→ Required task: Would you repeat the listing exactly but omit every picture?

→ Stored data:
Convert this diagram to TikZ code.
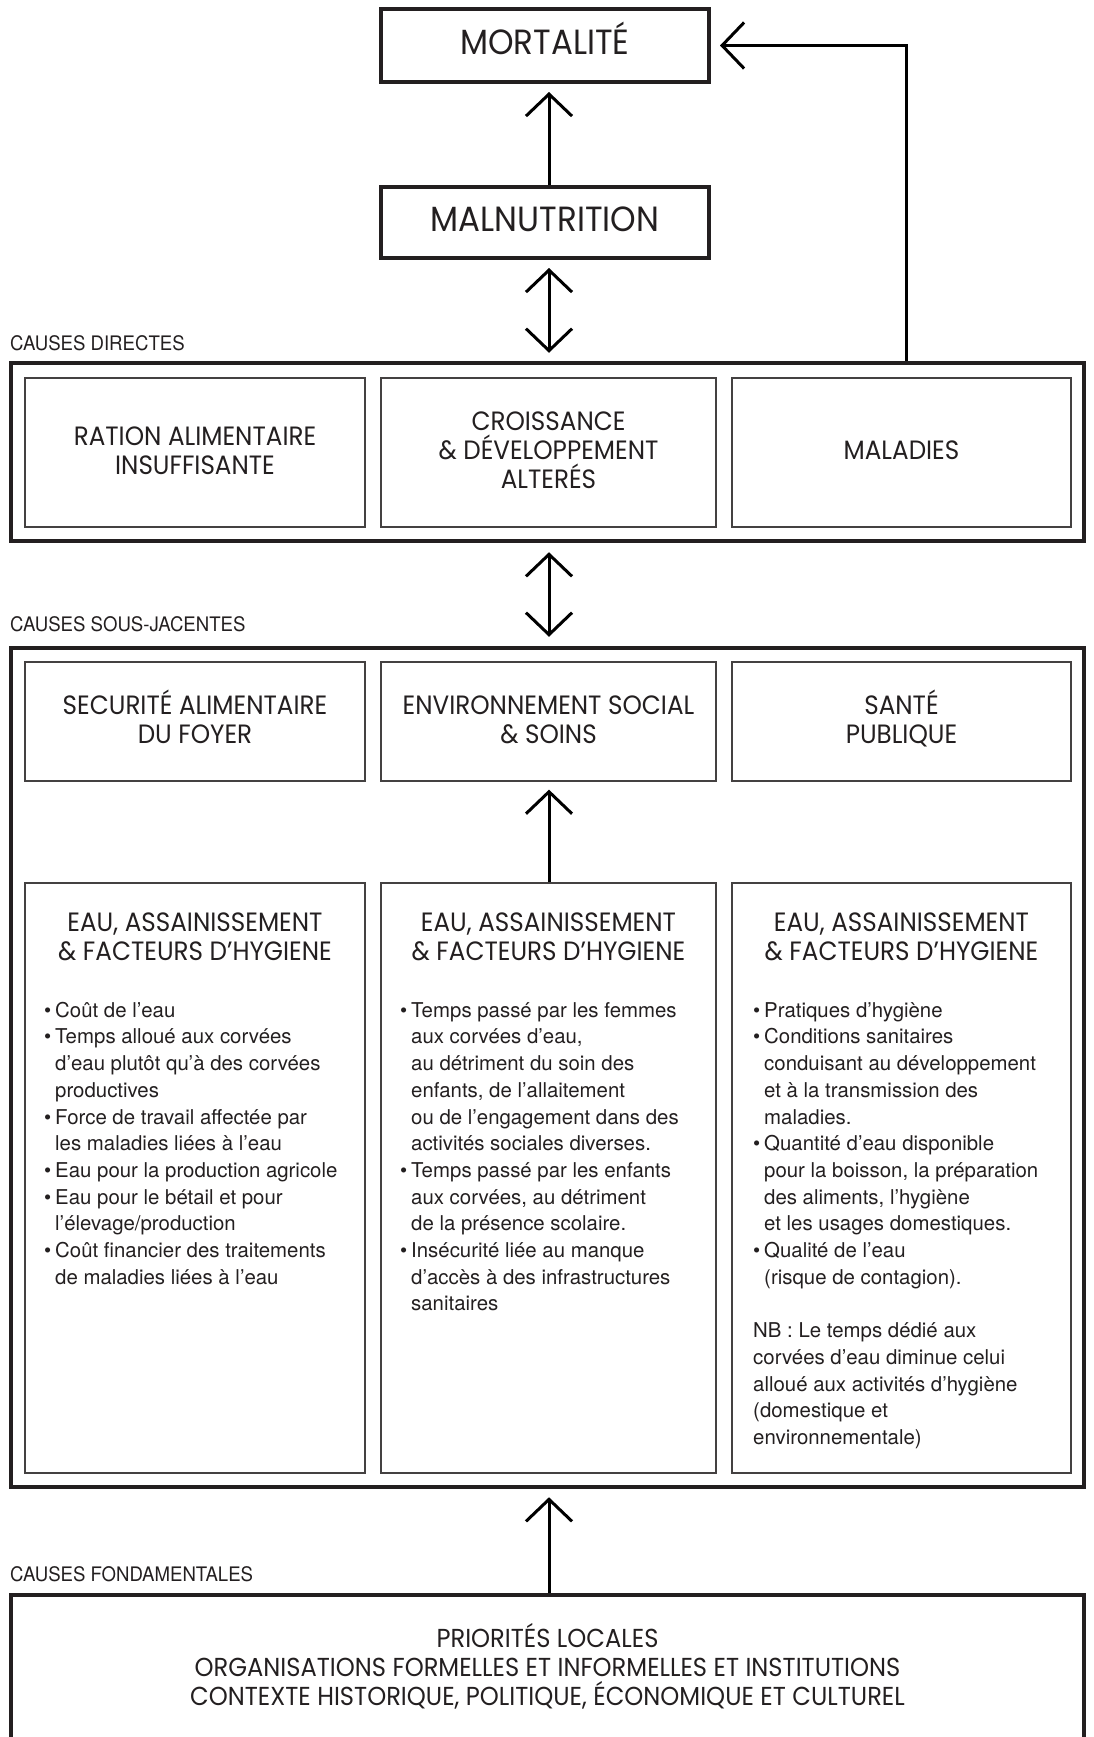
\documentclass[tikz,border=0pt]{standalone}
\usepackage{fontspec}
\setmainfont{TeX Gyre Heros}
\newfontfamily\headfont[FakeStretch=0.93]{Poppins}
\newfontfamily\tagfont[FakeStretch=0.93]{TeX Gyre Heros}
\usetikzlibrary{arrows.meta}
\definecolor{ink}{HTML}{231F20}
\newcommand{\itemdot}{\makebox[11pt][l]{\textbullet}}
\newcommand{\itemgap}{\hspace*{11pt}}
\newcommand{\cellhi}{\rule{0pt}{28pt}}
\newcommand{\celllo}{\rule[-14pt]{0pt}{14pt}}
\tikzset{outerbox/.style={draw=ink, line width=4.5pt, inner sep=0pt},
 levelbox/.style={draw=ink, line width=4pt, inner sep=0pt, text height=24pt, text depth=6.5pt,
  font=\headfont\fontsize{35}{38}\selectfont},
 cellbox/.style={draw=ink!85, line width=1.3pt, inner sep=0pt, align=center,
  font=\headfont\fontsize{26.5}{29}\selectfont},
 tag/.style={anchor=base west, inner sep=0pt, font=\tagfont\fontsize{20}{24}\selectfont},
 headtext/.style={anchor=north, inner sep=0pt, align=center, font=\headfont\fontsize{26.5}{29}\selectfont},
 bodytext/.style={anchor=north west, inner sep=0pt, align=left, font=\fontsize{20.4}{26.7}\selectfont},
 conn/.style={line width=3pt, -{Straight Barb[length=22pt,width=46pt]}},
 twoway/.style={line width=3pt, {Straight Barb[length=22pt,width=46pt]}-{Straight Barb[length=22pt,width=46pt]}},
}

\begin{document}
\begin{tikzpicture}[x=1pt, y=-1pt, text=ink]
    \useasboundingbox (0,0) rectangle (1093,1737);

    % top of the chain
    \node[levelbox, minimum width=328pt, minimum height=73pt] (mort) at (545,45.5) {MORTALITÉ};
    \node[levelbox, minimum width=328pt, minimum height=71pt] (maln) at (545,222.5) {MALNUTRITION};

    % causes directes
    \node[tag] (lbldir) at (10,350) {CAUSES DIRECTES};
    \node[outerbox, minimum width=1073pt, minimum height=178pt] (direct) at (547.5,452) {};
    \node[cellbox, minimum width=340pt, minimum height=149pt] (ration) at (195,452.5) {\cellhi RATION ALIMENTAIRE\\INSUFFISANTE\celllo};
    \node[cellbox, minimum width=335pt, minimum height=149pt] (crois) at (548.5,452.5) {\cellhi CROISSANCE\\\& DÉVELOPPEMENT\\ALTERÉS\celllo};
    \node[cellbox, minimum width=339pt, minimum height=149pt] (malad) at (901.5,452.5) {\cellhi MALADIES\celllo};

    % causes sous-jacentes
    \node[tag] (lblsous) at (10,631) {CAUSES SOUS-JACENTES};
    \node[outerbox, minimum width=1073pt, minimum height=839pt] (sousj) at (547.5,1067.5) {};
    \node[cellbox, minimum width=340pt, minimum height=119pt] (secu) at (195,721.5) {\cellhi SECURITÉ ALIMENTAIRE\\DU FOYER\celllo};
    \node[cellbox, minimum width=335pt, minimum height=119pt] (envi) at (548.5,721.5) {\cellhi ENVIRONNEMENT SOCIAL\\\& SOINS\celllo};
    \node[cellbox, minimum width=339pt, minimum height=119pt] (sante) at (901.5,721.5) {\cellhi SANTÉ\\PUBLIQUE\celllo};

    \node[cellbox, minimum width=340pt, minimum height=590pt] (eaua) at (195,1178) {};
    \node[cellbox, minimum width=335pt, minimum height=590pt] (eaub) at (548.5,1178) {};
    \node[cellbox, minimum width=339pt, minimum height=590pt] (eauc) at (901.5,1178) {};

    \node[headtext] (heada) at (195,910.7) {\strut EAU, ASSAINISSEMENT\\\& FACTEURS D’HYGIENE};
    \node[headtext] (headb) at (548.5,910.7) {\strut EAU, ASSAINISSEMENT\\\& FACTEURS D’HYGIENE};
    \node[headtext] (headc) at (901.5,910.7) {\strut EAU, ASSAINISSEMENT\\\& FACTEURS D’HYGIENE};

    \node[bodytext] (lista) at (44,998.3) {\strut\itemdot Coût de l’eau\\
        \itemdot Temps alloué aux corvées\\
        \itemgap d’eau plutôt qu’à des corvées\\
        \itemgap productives\\
        \itemdot Force de travail affectée par\\
        \itemgap les maladies liées à l’eau\\
        \itemdot Eau pour la production agricole\\
        \itemdot Eau pour le bétail et pour\\
        \itemgap l’élevage/production\\
        \itemdot Coût financier des traitements\\
        \itemgap de maladies liées à l’eau};
    \node[bodytext] (listb) at (400,998.3) {\strut\itemdot Temps passé par les femmes\\
        \itemgap aux corvées d’eau,\\
        \itemgap au détriment du soin des\\
        \itemgap enfants, de l’allaitement\\
        \itemgap ou de l’engagement dans des\\
        \itemgap activités sociales diverses.\\
        \itemdot Temps passé par les enfants\\
        \itemgap aux corvées, au détriment\\
        \itemgap de la présence scolaire.\\
        \itemdot Insécurité liée au manque\\
        \itemgap d’accès à des infrastructures\\
        \itemgap sanitaires};
    \node[bodytext] (listc) at (753,998.3) {\strut\itemdot Pratiques d’hygiène\\
        \itemdot Conditions sanitaires\\
        \itemgap conduisant au développement\\
        \itemgap et à la transmission des\\
        \itemgap maladies.\\
        \itemdot Quantité d’eau disponible\\
        \itemgap pour la boisson, la préparation\\
        \itemgap des aliments, l’hygiène\\
        \itemgap et les usages domestiques.\\
        \itemdot Qualité de l’eau\\
        \itemgap (risque de contagion).\\[26.7pt]
        NB : Le temps dédié aux\\
        corvées d’eau diminue celui\\
        alloué aux activités d’hygiène\\
        (domestique et\\
        environnementale)};

    % causes fondamentales
    \node[tag] (lblfond) at (10,1581) {CAUSES FONDAMENTALES};
    \node[outerbox, minimum width=1073pt, minimum height=149pt, align=center,
        font=\headfont\fontsize{26}{28.8}\selectfont] (fond) at (547.5,1669.5)
        {PRIORITÉS LOCALES\\ORGANISATIONS FORMELLES ET INFORMELLES ET INSTITUTIONS\\CONTEXTE HISTORIQUE, POLITIQUE, ÉCONOMIQUE ET CULTUREL\rule[-10.6pt]{0pt}{10pt}};

    % arrows
    \coordinate (axis) at (549,0);
    \coordinate (fbk) at (906,46);
    \draw[conn, shorten >=8pt] (maln.north -| axis) -- (mort.south -| axis);
    \draw[twoway, shorten <=8pt, shorten >=8pt] (maln.south -| axis) -- (direct.north -| axis);
    \draw[conn, shorten >=9pt] (direct.north -| fbk) |- (mort.east);
    \draw[twoway, shorten <=9pt, shorten >=9pt] (direct.south -| axis) -- (sousj.north -| axis);
    \draw[conn, shorten >=8pt] (eaub.north -| axis) -- (envi.south -| axis);
    \draw[conn, shorten >=8pt] (fond.north -| axis) -- (sousj.south -| axis);
\end{tikzpicture}
\end{document}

→ Written solution:
Convert this diagram to TikZ code.
\documentclass[tikz,border=0pt]{standalone}
\usepackage{fontspec}
\setmainfont{TeX Gyre Heros}
\newfontfamily\headfont[FakeStretch=0.93]{Poppins}
\newfontfamily\tagfont[FakeStretch=0.93]{TeX Gyre Heros}
\usetikzlibrary{arrows.meta}
\definecolor{ink}{HTML}{231F20}
\newcommand{\itemdot}{\makebox[11pt][l]{\textbullet}}
\newcommand{\itemgap}{\hspace*{11pt}}
\newcommand{\cellhi}{\rule{0pt}{28pt}}
\newcommand{\celllo}{\rule[-14pt]{0pt}{14pt}}
\tikzset{outerbox/.style={draw=ink, line width=4.5pt, inner sep=0pt},
 levelbox/.style={draw=ink, line width=4pt, inner sep=0pt, text height=24pt, text depth=6.5pt,
  font=\headfont\fontsize{35}{38}\selectfont},
 cellbox/.style={draw=ink!85, line width=1.3pt, inner sep=0pt, align=center,
  font=\headfont\fontsize{26.5}{29}\selectfont},
 tag/.style={anchor=base west, inner sep=0pt, font=\tagfont\fontsize{20}{24}\selectfont},
 headtext/.style={anchor=north, inner sep=0pt, align=center, font=\headfont\fontsize{26.5}{29}\selectfont},
 bodytext/.style={anchor=north west, inner sep=0pt, align=left, font=\fontsize{20.4}{26.7}\selectfont},
 conn/.style={line width=3pt, -{Straight Barb[length=22pt,width=46pt]}},
 twoway/.style={line width=3pt, {Straight Barb[length=22pt,width=46pt]}-{Straight Barb[length=22pt,width=46pt]}},
}

\begin{document}
\begin{tikzpicture}[x=1pt, y=-1pt, text=ink]
    \useasboundingbox (0,0) rectangle (1093,1737);

    % top of the chain
    \node[levelbox, minimum width=328pt, minimum height=73pt] (mort) at (545,45.5) {MORTALITÉ};
    \node[levelbox, minimum width=328pt, minimum height=71pt] (maln) at (545,222.5) {MALNUTRITION};

    % causes directes
    \node[tag] (lbldir) at (10,350) {CAUSES DIRECTES};
    \node[outerbox, minimum width=1073pt, minimum height=178pt] (direct) at (547.5,452) {};
    \node[cellbox, minimum width=340pt, minimum height=149pt] (ration) at (195,452.5) {\cellhi RATION ALIMENTAIRE\\INSUFFISANTE\celllo};
    \node[cellbox, minimum width=335pt, minimum height=149pt] (crois) at (548.5,452.5) {\cellhi CROISSANCE\\\& DÉVELOPPEMENT\\ALTERÉS\celllo};
    \node[cellbox, minimum width=339pt, minimum height=149pt] (malad) at (901.5,452.5) {\cellhi MALADIES\celllo};

    % causes sous-jacentes
    \node[tag] (lblsous) at (10,631) {CAUSES SOUS-JACENTES};
    \node[outerbox, minimum width=1073pt, minimum height=839pt] (sousj) at (547.5,1067.5) {};
    \node[cellbox, minimum width=340pt, minimum height=119pt] (secu) at (195,721.5) {\cellhi SECURITÉ ALIMENTAIRE\\DU FOYER\celllo};
    \node[cellbox, minimum width=335pt, minimum height=119pt] (envi) at (548.5,721.5) {\cellhi ENVIRONNEMENT SOCIAL\\\& SOINS\celllo};
    \node[cellbox, minimum width=339pt, minimum height=119pt] (sante) at (901.5,721.5) {\cellhi SANTÉ\\PUBLIQUE\celllo};

    \node[cellbox, minimum width=340pt, minimum height=590pt] (eaua) at (195,1178) {};
    \node[cellbox, minimum width=335pt, minimum height=590pt] (eaub) at (548.5,1178) {};
    \node[cellbox, minimum width=339pt, minimum height=590pt] (eauc) at (901.5,1178) {};

    \node[headtext] (heada) at (195,910.7) {\strut EAU, ASSAINISSEMENT\\\& FACTEURS D’HYGIENE};
    \node[headtext] (headb) at (548.5,910.7) {\strut EAU, ASSAINISSEMENT\\\& FACTEURS D’HYGIENE};
    \node[headtext] (headc) at (901.5,910.7) {\strut EAU, ASSAINISSEMENT\\\& FACTEURS D’HYGIENE};

    \node[bodytext] (lista) at (44,998.3) {\strut\itemdot Coût de l’eau\\
        \itemdot Temps alloué aux corvées\\
        \itemgap d’eau plutôt qu’à des corvées\\
        \itemgap productives\\
        \itemdot Force de travail affectée par\\
        \itemgap les maladies liées à l’eau\\
        \itemdot Eau pour la production agricole\\
        \itemdot Eau pour le bétail et pour\\
        \itemgap l’élevage/production\\
        \itemdot Coût financier des traitements\\
        \itemgap de maladies liées à l’eau};
    \node[bodytext] (listb) at (400,998.3) {\strut\itemdot Temps passé par les femmes\\
        \itemgap aux corvées d’eau,\\
        \itemgap au détriment du soin des\\
        \itemgap enfants, de l’allaitement\\
        \itemgap ou de l’engagement dans des\\
        \itemgap activités sociales diverses.\\
        \itemdot Temps passé par les enfants\\
        \itemgap aux corvées, au détriment\\
        \itemgap de la présence scolaire.\\
        \itemdot Insécurité liée au manque\\
        \itemgap d’accès à des infrastructures\\
        \itemgap sanitaires};
    \node[bodytext] (listc) at (753,998.3) {\strut\itemdot Pratiques d’hygiène\\
        \itemdot Conditions sanitaires\\
        \itemgap conduisant au développement\\
        \itemgap et à la transmission des\\
        \itemgap maladies.\\
        \itemdot Quantité d’eau disponible\\
        \itemgap pour la boisson, la préparation\\
        \itemgap des aliments, l’hygiène\\
        \itemgap et les usages domestiques.\\
        \itemdot Qualité de l’eau\\
        \itemgap (risque de contagion).\\[26.7pt]
        NB : Le temps dédié aux\\
        corvées d’eau diminue celui\\
        alloué aux activités d’hygiène\\
        (domestique et\\
        environnementale)};

    % causes fondamentales
    \node[tag] (lblfond) at (10,1581) {CAUSES FONDAMENTALES};
    \node[outerbox, minimum width=1073pt, minimum height=149pt, align=center,
        font=\headfont\fontsize{26}{28.8}\selectfont] (fond) at (547.5,1669.5)
        {PRIORITÉS LOCALES\\ORGANISATIONS FORMELLES ET INFORMELLES ET INSTITUTIONS\\CONTEXTE HISTORIQUE, POLITIQUE, ÉCONOMIQUE ET CULTUREL\rule[-10.6pt]{0pt}{10pt}};

    % arrows
    \coordinate (axis) at (549,0);
    \coordinate (fbk) at (906,46);
    \draw[conn, shorten >=8pt] (maln.north -| axis) -- (mort.south -| axis);
    \draw[twoway, shorten <=8pt, shorten >=8pt] (maln.south -| axis) -- (direct.north -| axis);
    \draw[conn, shorten >=9pt] (direct.north -| fbk) |- (mort.east);
    \draw[twoway, shorten <=9pt, shorten >=9pt] (direct.south -| axis) -- (sousj.north -| axis);
    \draw[conn, shorten >=8pt] (eaub.north -| axis) -- (envi.south -| axis);
    \draw[conn, shorten >=8pt] (fond.north -| axis) -- (sousj.south -| axis);
\end{tikzpicture}
\end{document}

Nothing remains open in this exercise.